Monday, September 14, 2020

Freya Stark in Iran and Wright Morris abroad - travel with meaning - the beautiful world, full of surprises

When I read Graham Greene’s Journey Without Maps (1936), about a walk through the Liberian forests, I wondered about the pointlessness of the trip itself, aside from getting material for a book, and I am hardly arguing with that. Sylvain Tesson openly writes his books to finance, and possibly make sense of, his adventures, his life as a traveler. But I also recently read a couple of travel books that seemed more purposeful. 


Freya Stark’s The Valley of the Assassins and Other Persian Travels (1934) is her first book. It is about several expeditions to the Iranian frontier, to the mountains north of Tehran, in part to visit the ruins of the fortresses of the legendary medieval Order of Assassins (borrowed Wiki photo to the left) and to exotic Luristan, a border area with Iraq just barely under the control of the central government, which is, when Stark is, building the region’s first road and cracking down on headgear. Hats, everyone had to wear the right hat.

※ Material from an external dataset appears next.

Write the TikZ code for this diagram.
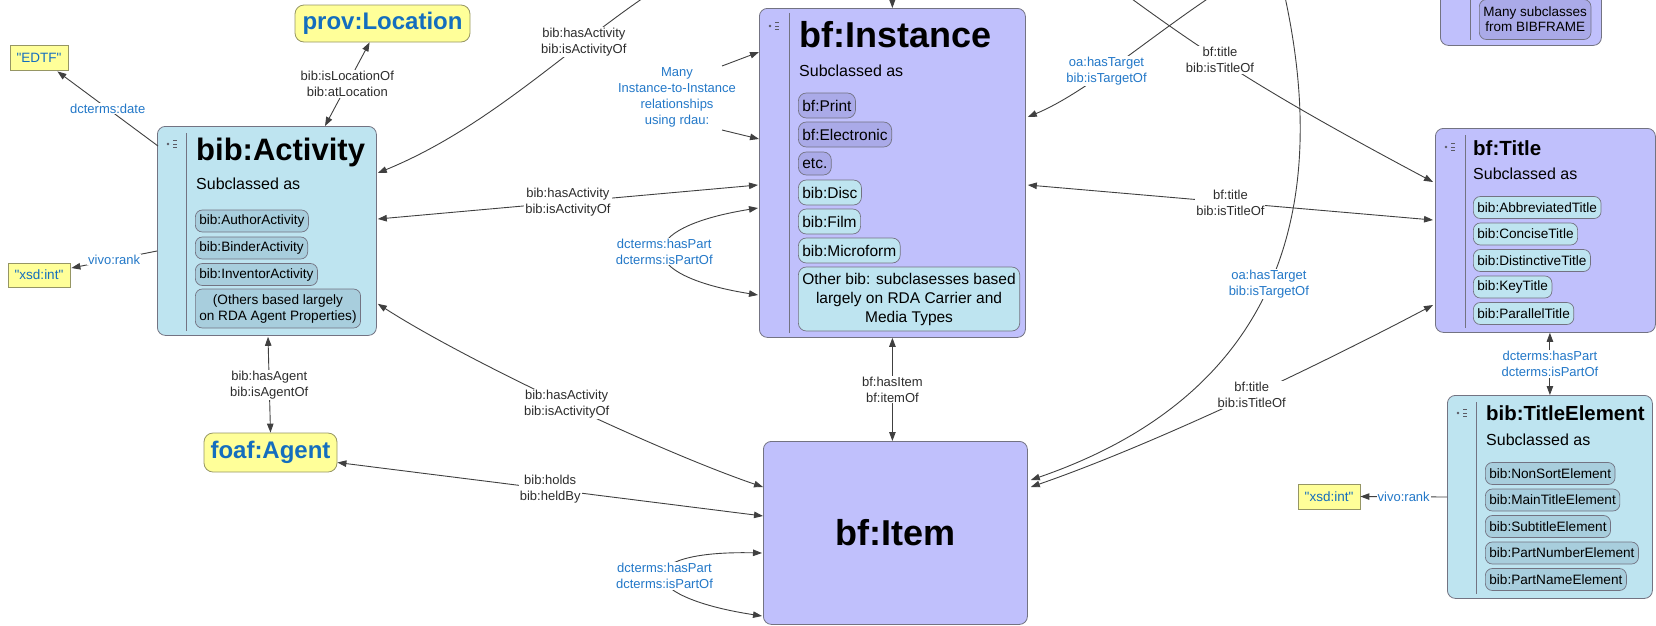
\documentclass[tikz,border=0pt]{standalone}
\usepackage{fontspec}
\setmainfont{Liberation Sans}
\usepackage{tikz}
\usetikzlibrary{positioning,calc,arrows.meta}

\definecolor{lblue}{RGB}{190,228,240}
\definecolor{dblue}{RGB}{168,206,221}
\definecolor{lav}{RGB}{192,192,252}
\definecolor{dlav}{RGB}{170,170,232}
\definecolor{yel}{RGB}{255,255,153}
\definecolor{yelline}{RGB}{150,150,100}
\definecolor{boxline}{RGB}{115,115,130}
\definecolor{edgegray}{RGB}{64,64,64}
\definecolor{labgray}{RGB}{45,45,45}
\definecolor{labblue}{RGB}{35,120,200}
\definecolor{ttlblue}{RGB}{20,110,190}
\definecolor{icongray}{RGB}{90,90,100}

\newcommand{\fsz}[2]{\fontsize{#1}{#2}\selectfont}
\newcommand{\qq}{\textquotedbl}

\tikzset{
	menuicon/.pic={
		\fill[icongray] (-5,0) circle (1.4);
		\foreach \d in {-3.5,0,3.5} \draw[icongray, line width=1pt] (0,\d) -- (3.5,\d);
	}
}

\begin{document}
\begin{tikzpicture}[x=1pt, y=-1pt,
		cls/.style={rectangle, draw=boxline, line width=0.8pt, rounded corners=8pt, anchor=north west, inner sep=0pt},
		sepline/.style={draw=boxline, line width=0.8pt},
		ttlnode/.style={anchor=base west, inner sep=0pt, font=\bfseries#1},
		subnode/.style={anchor=base west, inner sep=0pt, font=\fsz{16}{19}},
		pill/.style={rectangle, draw=boxline, line width=0.7pt, rounded corners=7pt, anchor=west, inner xsep=4pt, inner ysep=0pt, minimum height=22pt, font=\fsz{13.6}{16}},
		ipill/.style={pill, minimum height=25pt, rounded corners=8pt, font=\fsz{15.5}{19}},
		yb/.style={rectangle, draw=yelline, fill=yel, line width=0.8pt, text=ttlblue, inner sep=2pt},
		arr/.style={draw=edgegray, line width=0.9pt, -{Triangle[length=9pt,width=6.5pt]}},
		darr/.style={draw=edgegray, line width=0.9pt, {Triangle[length=9pt,width=6.5pt]}-{Triangle[length=9pt,width=6.5pt]}},
		lab/.style={fill=white, inner sep=1pt, align=center, text=labgray, font=\fsz{13}{16}},
		blab/.style={lab, text=labblue}]
	\useasboundingbox (0,0) rectangle (1656,625);
	\clip (0,0) rectangle (1656,625);
	
	\node [cls, fill=lblue, minimum width=219pt, minimum height=209pt] (act) at (157,126) {};
	\pic at ($(act.north west)+(16,18)$) {menuicon};
	\draw[sepline] ($(act.north west)+(29,7)$) -- ($(act.south west)+(29,-5)$);
	\node [ttlnode=\fsz{31}{36}, shift={(39,34)}] (actT) at (act.north west) {bib:Activity};
	\node [subnode, shift={(39,63)}] (actS) at (act.north west) {Subclassed as};
	\node [pill, fill=dblue, shift={(38,95)}] (actP1) at (act.north west) {bib:AuthorActivity};
	\node [pill, fill=dblue, shift={(38,122)}] (actP2) at (act.north west) {bib:BinderActivity};
	\node [pill, fill=dblue, shift={(38,148.5)}] (actP3) at (act.north west) {bib:InventorActivity};
	\node [pill, fill=dblue, align=center, minimum height=39pt, shift={(38,182.5)}] (actP4) at (act.north west) {(Others based largely\\on RDA Agent Properties)};
	
	\node [cls, fill=lav, minimum width=266pt, minimum height=329pt] (inst) at (759,8) {};
	\pic at ($(inst.north west)+(16,18)$) {menuicon};
	\draw[sepline] ($(inst.north west)+(30,5)$) -- ($(inst.south west)+(30,-5)$);
	\node [ttlnode=\fsz{36}{40}, shift={(40,39)}] (instT) at (inst.north west) {bf:Instance};
	\node [subnode, shift={(40,68)}] (instS) at (inst.north west) {Subclassed as};
	\node [ipill, fill=dlav, shift={(39,97.5)}] (instP1) at (inst.north west) {bf:Print};
	\node [ipill, fill=dlav, shift={(39,126.5)}] (instP2) at (inst.north west) {bf:Electronic};
	\node [ipill, fill=dlav, minimum height=23pt, shift={(39,155.5)}] (instP3) at (inst.north west) {etc.};
	\node [ipill, fill=lblue, shift={(39,184.5)}] (instP4) at (inst.north west) {bib:Disc};
	\node [ipill, fill=lblue, shift={(39,213.5)}] (instP5) at (inst.north west) {bib:Film};
	\node [ipill, fill=lblue, shift={(39,242.5)}] (instP6) at (inst.north west) {bib:Microform};
	\node [ipill, fill=lblue, align=center, minimum height=64pt, shift={(39,291)}] (instP7) at (inst.north west) {Other bib: subclasesses based\\largely on RDA Carrier and\\Media Types};
	
	\node [cls, fill=lav, minimum width=264pt, minimum height=183pt, font=\bfseries\fsz{36}{40}] (itm) at (763,441) {bf:Item};
	
	\node [cls, fill=lav, minimum width=220pt, minimum height=204pt] (ttl) at (1435,128) {};
	\pic at ($(ttl.north west)+(16,19)$) {menuicon};
	\draw[sepline] ($(ttl.north west)+(30,7)$) -- ($(ttl.south west)+(30,-5)$);
	\node [ttlnode=\fsz{20.5}{24}, shift={(38,27)}] (ttlT) at (ttl.north west) {bf:Title};
	\node [subnode, shift={(38,51)}] (ttlS) at (ttl.north west) {Subclassed as};
	\node [pill, fill=lblue, shift={(38,79.5)}] (ttlP1) at (ttl.north west) {bib:AbbreviatedTitle};
	\node [pill, fill=lblue, shift={(38,106)}] (ttlP2) at (ttl.north west) {bib:ConciseTitle};
	\node [pill, fill=lblue, shift={(38,132.5)}] (ttlP3) at (ttl.north west) {bib:DistinctiveTitle};
	\node [pill, fill=lblue, shift={(38,159)}] (ttlP4) at (ttl.north west) {bib:KeyTitle};
	\node [pill, fill=lblue, shift={(38,185.5)}] (ttlP5) at (ttl.north west) {bib:ParallelTitle};
	
	\node [cls, fill=lblue, minimum width=205pt, minimum height=203pt] (tel) at (1447,395) {};
	\pic at ($(tel.north west)+(16,18)$) {menuicon};
	\draw[sepline] ($(tel.north west)+(29,7)$) -- ($(tel.south west)+(29,-5)$);
	\node [ttlnode=\fsz{20.4}{24}, shift={(39,25)}] (telT) at (tel.north west) {bib:TitleElement};
	\node [subnode, shift={(39,50)}] (telS) at (tel.north west) {Subclassed as};
	\node [pill, fill=dblue, shift={(38,78.5)}] (telP1) at (tel.north west) {bib:NonSortElement};
	\node [pill, fill=dblue, shift={(38,105)}] (telP2) at (tel.north west) {bib:MainTitleElement};
	\node [pill, fill=dblue, shift={(38,131.5)}] (telP3) at (tel.north west) {bib:SubtitleElement};
	\node [pill, fill=dblue, shift={(38,158)}] (telP4) at (tel.north west) {bib:PartNumberElement};
	\node [pill, fill=dblue, shift={(38,184.5)}] (telP5) at (tel.north west) {bib:PartNameElement};
	
	\node [cls, fill=lav, minimum width=161pt, minimum height=145pt] (top) at (1440,-100) {};
	\draw[sepline] ($(top.north west)+(30,0)$) -- ($(top.south west)+(30,-6)$);
	\node [pill, fill=dlav, align=center, minimum height=40pt, font=\fsz{13.5}{15}, shift={(39,119.5)}] (topP) at (top.north west) {Many subclasses\\from BIBFRAME};
	
	\node [yb, rounded corners=9pt, minimum width=175pt, minimum height=37pt, font=\bfseries\fsz{24}{28}] (loc) at (382.5,23.5) {prov:Location};
	\node [yb, rounded corners=9pt, minimum width=133pt, minimum height=39pt, font=\bfseries\fsz{24}{28}] (agt) at (270.5,452.5) {foaf:Agent};
	\node [yb, minimum width=58pt, minimum height=25pt, font=\fsz{13.5}{16}] (edtf) at (39,57.5) {\qq EDTF\qq};
	\node [yb, minimum width=62pt, minimum height=24pt, font=\fsz{13.5}{16}] (xa) at (39,275) {\qq xsd:int\qq};
	\node [yb, minimum width=62pt, minimum height=25pt, font=\fsz{13.5}{16}] (xb) at (1329,496.5) {\qq xsd:int\qq};
	
	\node [blab, fill=none] (rdau) at (677,97) {Many\\Instance-to-Instance\\relationships\\using rdau:};
	
	\coordinate (upA) at (658,-12);
	\coordinate (upI) at (892,-20);
	\coordinate (upT) at (1224,-12);
	\coordinate (upTT) at (1117,-12);
	\coordinate (upB) at (1283,-12);
	
	\draw[arr] ($(act.north west)+(1,20)$) -- node[blab] (lDate) {dcterms:date} ($(edtf.south east)+(-11,1)$);
	\draw[darr] ($(act.north west)+(168,0)$) -- node[lab] (lLoc) {bib:isLocationOf\\bib:atLocation} ($(loc.south west)+(75,0)$);
	\draw[darr] (upA) .. controls +(-90,60) and +(110,-45) .. ($(act.north east)+(1,47)$) node[lab, pos=0.28] (lActW) {bib:hasActivity\\bib:isActivityOf};
	\draw[arr] ($(rdau.center)+(45,-31)$) -- ($(inst.north west)+(0,44)$);
	\draw[arr] ($(rdau.center)+(45,33)$) -- ($(inst.north west)+(0,131)$);
	\draw[darr] ($(act.north east)+(1,93)$) -- node[lab] (lActI) {bib:hasActivity\\bib:isActivityOf} ($(inst.north west)+(-1,177)$);
	\draw[darr] ($(inst.north west)+(-1,200)$) .. controls +(-125,20) and +(-125,-20) .. ($(inst.north west)+(-1,287)$) node[blab, midway] (lPartI) {dcterms:hasPart\\dcterms:isPartOf};
	\draw[darr] (inst.south) -- node[lab] (lItem) {bf:hasItem\\bf:itemOf} (inst.south |- itm.north);
	\draw[arr] (upI) -- (inst.north);
	\draw[arr] (upT) .. controls +(-70,45) and +(60,-25) .. ($(inst.north east)+(2,109)$) node[blab, pos=0.58] (lTgtI) {oa:hasTarget\\bib:isTargetOf};
	\draw[arr] (upTT) .. controls +(100,74) and +(-150,-80) .. ($(ttl.north west)+(-2,54)$) node[lab, pos=0.37] (lTtlW) {bf:title\\bib:isTitleOf};
	\draw[darr] ($(inst.north east)+(2,177)$) -- node[lab] (lTtlI) {bf:title\\bib:isTitleOf} ($(ttl.north west)+(-2,92)$);
	\draw[arr] (upB) .. controls +(37,162) and +(290,-100) .. ($(itm.north east)+(3,39)$) node[blab, pos=0.55] (lTgtT) {oa:hasTarget\\bib:isTargetOf};
	\draw[darr] ($(ttl.north west)+(-2,177)$) .. controls +(-100,53) and +(130,-45) .. ($(itm.north east)+(3,46)$) node[lab, pos=0.48] (lTtlT) {bf:title\\bib:isTitleOf};
	\draw[darr] (tel.north) -- node[blab] (lPartT) {dcterms:hasPart\\dcterms:isPartOf} (tel.north |- ttl.south);
	\draw[arr] ($(tel.north west)+(0,102)$) -- node[blab] (lRankT) {vivo:rank} (xb.east);
	\draw[arr] ($(act.north west)+(0,125)$) -- node[blab] (lRankA) {vivo:rank} ($(xa.east)+(1,-7)$);
	\draw[darr] ($(act.south west)+(111,1)$) -- node[lab] (lAgt) {bib:hasAgent\\bib:isAgentOf} (agt.north);
	\draw[darr] ($(act.south east)+(1,-32)$) .. controls +(90,58) and +(-100,-34) .. ($(itm.north west)+(0,46)$) node[lab, midway] (lActT) {bib:hasActivity\\bib:isActivityOf};
	\draw[darr] ($(agt.east)+(0,10)$) -- node[lab] (lHold) {bib:holds\\bib:heldBy} ($(itm.north west)+(0,75)$);
	\draw[darr] ($(itm.north west)+(-1,112)$) .. controls +(-130,-3) and +(-130,-20) .. ($(itm.north west)+(-1,175)$) node[blab, midway] (lPartT2) {dcterms:hasPart\\dcterms:isPartOf};
\end{tikzpicture}
\end{document}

Anyway, the point of these expeditions, somewhere between anthropology and espionage, was that Stark was completely in love with West Asian culture, and wanted to know everything about it. Language, literature, geography, history, everything. That’s how she spent her life, abandoning Europe for Iraq and Iran, learning Arabic and Persian and any other language that crossed her path, just absorbing it all.

[Fatima] and I amused ourselves by feeding a family of hens in the speckled shade of the young trees: her uncle gave us glasses of pale tea. Along the dusty road cars sped by: two British officers in sun helmets: they would be shocked if they noticed me sitting here like a gipsy. Luckily I was beneath their notice: I was free of all that: the empty Persian plains were around me, and crested Mountain ranges: the beautiful world, full of surprises, rushing through space we know not whither, was mine to do what I liked with for a while. (p. 162, Modern Library edition) 

That passage, abuse of colons and all, is not typical of Stark’s prose, but is typical of her attitude. What a life. 

Wright Morris’s Solo (1983) is a study-abroad memoir by an old man remembering his youth. Morris spent the year after graduating from college – in 1933, fifty years earlier! – in Austria, Italy and Paris, learning everything a young American thinking about becoming a writer might learn. I have not read any of Morris’s many novels, and I assume my enjoyment of Solo would be greater if I knew how he converted his experiences into fiction – his bizarre winter in a castle owned by a French lunatic must have been turned into a novel – but the good-humored, open-minded portrait of American innocence, or ignorance, is enjoyable regardless.

Morris and a buddy are bicycling across Italy. They run into trouble with the police, who knows why. It is 1934:

Bouncing along in the car, the lights flickering up ahead, it occurred to me that we were having a bizarre adventure, one of those that we would long remember. For the first time I was wearing handcuffs! “Had run-in with the Fascisti!” I would write on the postcards showing the Leaning Tower of Pisa. The word for this sort of thing was lark. We were having a lark. I had not yet read the stories of Hemingway, so I did not recognize the characters. (145) 

Three nights in Mussolini’s prisons is highly educational, as long as it is only three nights. “We found our biciclettas right where we had left them, but everything that could be unscrewed had vanished, including the chains” (151). The education via tourism resumes. Paris awaits.